On the sidelines of the African Green Revolution Forum, held in Accra from 3 to 6 September, Ghana’s Ministry of Food and Agriculture and the Cherifian Phosphate Office (OCP) signed a series of agreements, including on soil mapping and innovation in the agricultural sector.

As the spearhead of the Cherifian kingdom’s South-South cooperation policy, OCP continues to score points in sub-Saharan Africa with the formalization of these new partnerships in Ghana. A partnership that, according to the OCP group’s statement, should « offer stakeholders in the fertilizer value chain a range of high value-added services to provide Ghanaian farmers with adapted fertilizers at competitive prices, but also all the resources necessary for their success ».
The main targets are to train Ghanaian farmers in certain types of crops and in the challenges of optimizing soil management. A formula for cooperation that is far from being disinterested: by being present alongside farmers, the Moroccan phosphate giant can hope to sell its products and services more easily. In fact, Owusu Afriyie Akoto, Ghana’s Minister of Food and Agriculture, recalled that since the beginning of the partnership between his ministry and the OCP Group, the average fertilizer consumption in the country had increased in two years from « 8 kg per hectare to 20 kg per hectare ».

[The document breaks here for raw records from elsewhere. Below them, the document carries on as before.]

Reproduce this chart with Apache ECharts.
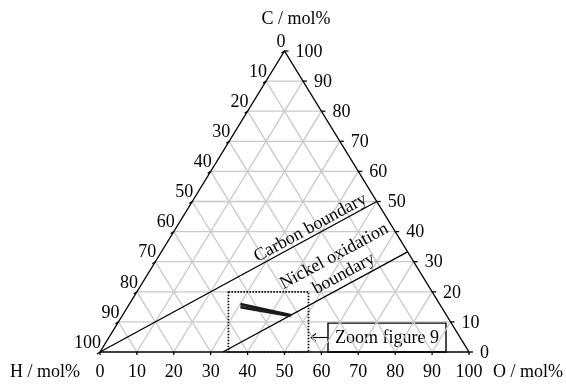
<!DOCTYPE html>
<html><head><meta charset="utf-8">
<script src="https://cdn.jsdelivr.net/npm/echarts@6/dist/echarts.min.js"></script>
<style>html,body{margin:0;padding:0;background:#fff}#chart{width:566px;height:387px}</style>
</head><body><div id="chart"></div>
<script>
// Ternary C-H-O diagram, compositions in mol% given as [H, O, C]
const ticks = [0, 10, 20, 30, 40, 50, 60, 70, 80, 90, 100];
const gridSteps = [10, 20, 30, 40, 50, 60, 70, 80, 90];
const carbonBoundary = [[100, 0, 0], [0, 50, 50]];
const nickelBoundary = [[66.7, 33.3, 0], [0, 66.7, 33.3]];
const pathA = [[54.0, 30.1, 15.9], [42.0, 45.8, 12.2]];
const pathB = [[54.5, 30.6, 14.9], [42.4, 45.6, 12.0]];
// zoomed region corners (bottom-left, top-right) as [H, O, C]
const zoomRegion = [[65.2, 34.8, 0], [33.5, 46.5, 20]];

const FONT = '18px "Liberation Serif", "Times New Roman", serif';
const INK = '#000';
const GRAY = '#c8c8c8';

// ternary -> cartesian (x along base, y = C)
function tern(p) { return [p[1] + p[2] / 2, p[2]]; }

// grid segments
const gridSegs = [];
gridSteps.forEach(k => {
  gridSegs.push([tern([100 - k, 0, k]), tern([0, 100 - k, k])]);   // constant C
  gridSegs.push([tern([100 - k, k, 0]), tern([0, k, 100 - k])]);   // constant O
  gridSegs.push([tern([k, 100 - k, 0]), tern([k, 0, 100 - k])]);   // constant H
});
const gridData = gridSegs.map(s => [s[0][0], s[0][1], s[1][0], s[1][1]]);

// tick points on each side: side 0 bottom (O), 1 right (C), 2 left (H)
const tickData = [];
ticks.forEach(t => {
  const b = tern([100 - t, t, 0]);
  tickData.push([b[0], b[1], 0, t]);
  const r = tern([0, 100 - t, t]);
  tickData.push([r[0], r[1], 1, t]);
  const l = tern([t, 0, 100 - t]);
  tickData.push([l[0], l[1], 2, t]);
});

function segSeries(name, pts, style) {
  return {
    type: 'custom', name: name, coordinateSystem: 'cartesian2d', silent: true,
    data: [0],
    renderItem: function (params, api) {
      const points = pts.map(p => api.coord(tern(p)));
      return { type: 'polyline', shape: { points: points }, style: style };
    }
  };
}

function textStyle(text, x, y, align) {
  return { text: text, x: x, y: y, fill: INK, font: FONT,
    textAlign: align, align: align, textVerticalAlign: 'middle', verticalAlign: 'middle' };
}

function boundaryLabel(line, t, lines) {
  return {
    type: 'custom', coordinateSystem: 'cartesian2d', silent: true, data: [0],
    renderItem: function (params, api) {
      const a = api.coord(tern(line[0])), b = api.coord(tern(line[1]));
      const dx = b[0] - a[0], dy = b[1] - a[1], L = Math.hypot(dx, dy);
      const nx = dy / L, ny = -dx / L;
      const bx = a[0] + dx * t, by = a[1] + dy * t;
      const rot = Math.atan2(-dy, dx);
      return {
        type: 'group',
        children: lines.map(l => ({
          type: 'text',
          x: bx + nx * l.off, y: by + ny * l.off, rotation: rot,
          style: textStyle(l.text, 0, 0, 'center')
        }))
      };
    }
  };
}

const chart = echarts.init(document.getElementById('chart'));
chart.setOption({
  animation: false,
  backgroundColor: '#fff',
  grid: { left: 100, top: 51, width: 369, height: 301 },
  xAxis: { type: 'value', min: 0, max: 100, show: false },
  yAxis: { type: 'value', min: 0, max: 100, show: false },
  series: [
    {
      type: 'custom', coordinateSystem: 'cartesian2d', silent: true,
      data: gridData,
      renderItem: function (params, api) {
        const a = api.coord([api.value(0), api.value(1)]);
        const b = api.coord([api.value(2), api.value(3)]);
        return { type: 'line', shape: { x1: a[0], y1: a[1], x2: b[0], y2: b[1] },
          style: { stroke: GRAY, lineWidth: 1.3 } };
      }
    },
    segSeries('carbon', carbonBoundary, { stroke: INK, lineWidth: 1.4, fill: null }),
    segSeries('nickel', nickelBoundary, { stroke: INK, lineWidth: 1.4, fill: null }),
    segSeries('A', pathA, { stroke: '#1a1a1a', lineWidth: 2.6, fill: null }),
    segSeries('B', pathB, { stroke: '#1a1a1a', lineWidth: 2.6, fill: null }),
    // zoom region frame
    {
      type: 'custom', coordinateSystem: 'cartesian2d', silent: true, data: [0],
      renderItem: function (params, api) {
        const bl = tern(zoomRegion[0]), tr = tern(zoomRegion[1]);
        const p0 = api.coord([bl[0], bl[1]]), p1 = api.coord([tr[0], tr[1]]);
        return {
          type: 'group', children: [
            { type: 'line', shape: { x1: p0[0], y1: p0[1], x2: p1[0], y2: p0[1] },
              style: { stroke: '#fff', lineWidth: 2 } },
            { type: 'rect', shape: { x: p0[0], y: p1[1], width: p1[0] - p0[0], height: p0[1] - p1[1] },
              style: { fill: null, stroke: INK, lineWidth: 1.7, lineDash: [1.5, 1.5] } }
          ]
        };
      }
    },
    // triangle outline
    segSeries('frame', [[100, 0, 0], [0, 100, 0], [0, 0, 100], [100, 0, 0]],
      { stroke: INK, lineWidth: 1.4, fill: null }),
    // ticks and tick labels
    {
      type: 'custom', coordinateSystem: 'cartesian2d', silent: true,
      data: tickData,
      renderItem: function (params, api) {
        const p = api.coord([api.value(0), api.value(1)]);
        const side = api.value(2), t = api.value(3);
        let tk, lab;
        if (side === 0) {
          tk = [0, 3];
          lab = { x: p[0], y: p[1] + 20, align: 'center' };
        } else if (side === 1) {
          tk = [4, 0];
          lab = { x: p[0] + 11, y: p[1] + 1, align: 'left' };
        } else {
          tk = [-3, 2];
          lab = { x: p[0] + 1, y: p[1] - 9, align: 'right' };
        }
        return {
          type: 'group', children: [
            { type: 'line', shape: { x1: p[0], y1: p[1], x2: p[0] + tk[0], y2: p[1] + tk[1] },
              style: { stroke: INK, lineWidth: 1.3 } },
            { type: 'text', style: textStyle(String(t), lab.x, lab.y, lab.align) }
          ]
        };
      }
    },
    boundaryLabel(carbonBoundary, 0.775, [{ text: 'Carbon boundary', off: 8.5 }]),
    boundaryLabel(nickelBoundary, 0.683, [{ text: 'Nickel oxidation', off: 31 }, { text: 'boundary', off: 11 }])
  ],
  graphic: [
    { type: 'text', style: textStyle('C / mol%', 296, 19, 'center') },
    { type: 'text', style: textStyle('H / mol%', 10, 372, 'left') },
    { type: 'text', style: textStyle('O / mol%', 493, 372, 'left') },
    { type: 'rect', shape: { x: 328, y: 323, width: 118, height: 29 }, style: { fill: '#fff', stroke: INK, lineWidth: 1.4 } },
    { type: 'text', style: textStyle('Zoom figure 9', 387, 338, 'center') },
    { type: 'line', shape: { x1: 311, y1: 337.5, x2: 328, y2: 337.5 }, style: { stroke: INK, lineWidth: 1.1 } },
    { type: 'polyline', shape: { points: [[316, 333.5], [311, 337.5], [316, 341.5]] }, style: { stroke: INK, lineWidth: 1.1, fill: null } }
  ]
});
</script>
</body></html>
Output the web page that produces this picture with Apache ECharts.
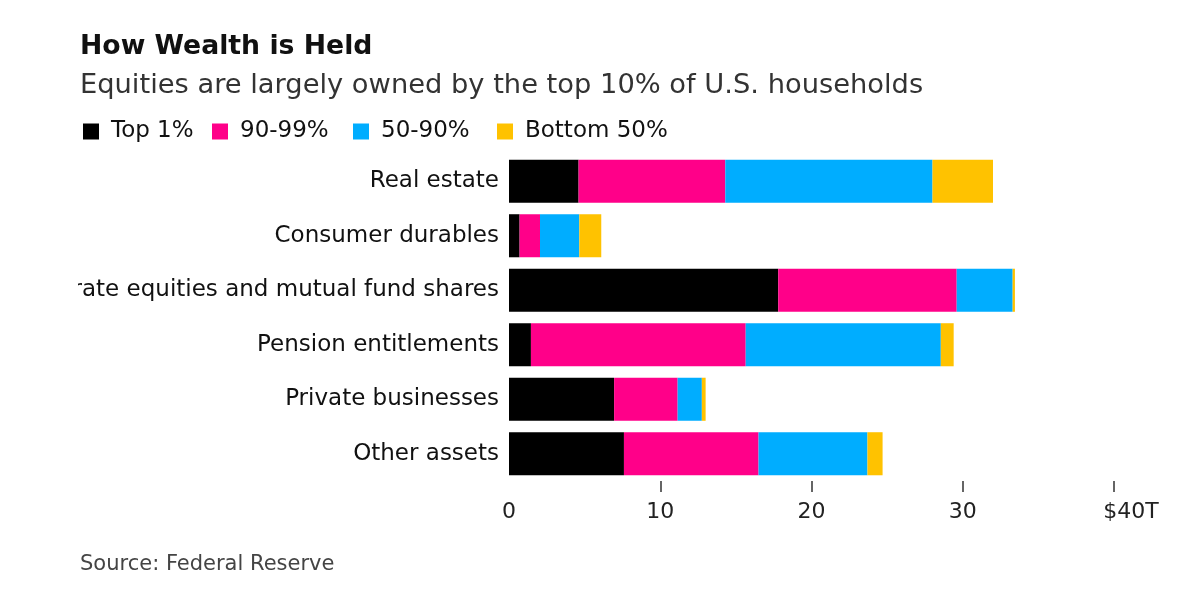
<!DOCTYPE html>
<html>
<head>
<meta charset="utf-8">
<script src="https://cdn.jsdelivr.net/npm/echarts@6/dist/echarts.min.js"></script>
<style>
html,body{margin:0;padding:0;background:#fff;width:1200px;height:600px;overflow:hidden;}
#chart{position:absolute;left:78px;top:0;width:1122px;height:600px;}
</style>
</head>
<body>
<div id="chart"></div>
<script>
const categories = ["Real estate", "Consumer durables", "Corporate equities and mutual fund shares", "Pension entitlements", "Private businesses", "Other assets"];
const seriesNames = ["Top 1%", "90-99%", "50-90%", "Bottom 50%"];
const top1 = [4.6, 0.7, 17.8, 1.45, 6.95, 7.6];
const p90to99 = [9.7, 1.35, 11.8, 14.2, 4.2, 8.9];
const p50to90 = [13.7, 2.6, 3.7, 12.9, 1.6, 7.2];
const bottom50 = [4.0, 1.45, 0.15, 0.85, 0.25, 1.0];
const tickValues = [10, 20, 30, 40];
const colors = ["#000000", "#FF0089", "#00ADFF", "#FFC200"];

const seriesData = [top1, p90to99, p50to90, bottom50];
const font = "DejaVu Sans, Verdana, sans-serif";
const legendLefts = [5, 134, 275, 419];

const chart = echarts.init(document.getElementById('chart'));
chart.setOption({
  animation: false,
  color: colors,
  title: [
    {text: "How Wealth is Held", left: 2, top: 34, padding: 0, textStyle: {fontFamily: font, fontSize: 26.7, fontWeight: 'bold', color: '#111'}},
    {text: "Equities are largely owned by the top 10% of U.S. households", left: 2, top: 72, padding: 0, textStyle: {fontFamily: font, fontSize: 27.3, fontWeight: 'normal', color: '#333'}},
    {text: "Source: Federal Reserve", left: 2, top: 554, padding: 0, textStyle: {fontFamily: font, fontSize: 21, fontWeight: 'normal', color: '#444'}}
  ],
  legend: seriesNames.map((n, i) => ({
    left: legendLefts[i], top: 120, padding: 0, icon: 'rect', itemWidth: 16, itemHeight: 16,
    textStyle: {fontFamily: font, fontSize: 23, color: '#111', padding: [0, 0, 0, 7]},
    data: [n]
  })),
  grid: {left: 431, right: 86, top: 154, bottom: 119, containLabel: false, outerBoundsMode: 'none'},
  xAxis: {
    type: 'value', min: 0, max: 40, interval: 10,
    splitLine: {show: false},
    axisLine: {show: false},
    axisTick: {show: true, length: 11, customValues: tickValues, lineStyle: {color: '#333', width: 1.5}},
    axisLabel: {fontFamily: font, fontSize: 22, color: '#222', margin: 20,
      formatter: v => v === 40 ? '{last|$40T}' : String(v),
      rich: {last: {fontFamily: font, fontSize: 22, color: '#222', padding: [0, 0, 0, 34]}}}
  },
  yAxis: {
    type: 'category', data: categories, inverse: true,
    axisLine: {show: false}, axisTick: {show: false},
    axisLabel: {fontFamily: font, fontSize: 23, color: '#111', margin: 10}
  },
  series: seriesNames.map((n, i) => ({
    name: n, type: 'bar', stack: 'total', data: seriesData[i],
    barCategoryGap: '21%', itemStyle: {color: colors[i]}
  }))
});
</script>
</body>
</html>
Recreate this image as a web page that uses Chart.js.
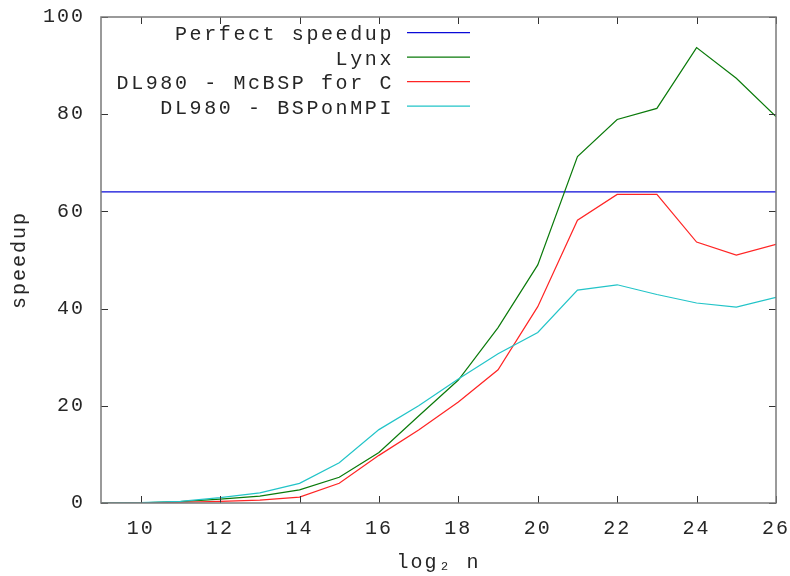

Also read : OCP, the South-South partnership as a strategy

Stakeholders also confirmed the project to build a fertilizer production plant, announced last September, which should be located in the Jomoro district of western Ghana. Quoted by the Moroccan Press Agency (MAP), Karim Lotfi Senhadji, director of OCP Africa, the group’s subsidiary dedicated to the continent, said that this infrastructure will have an annual production capacity of 1 million tonnes per year and that it will depend on Ghanaian gas and Moroccan phosphate for its supply.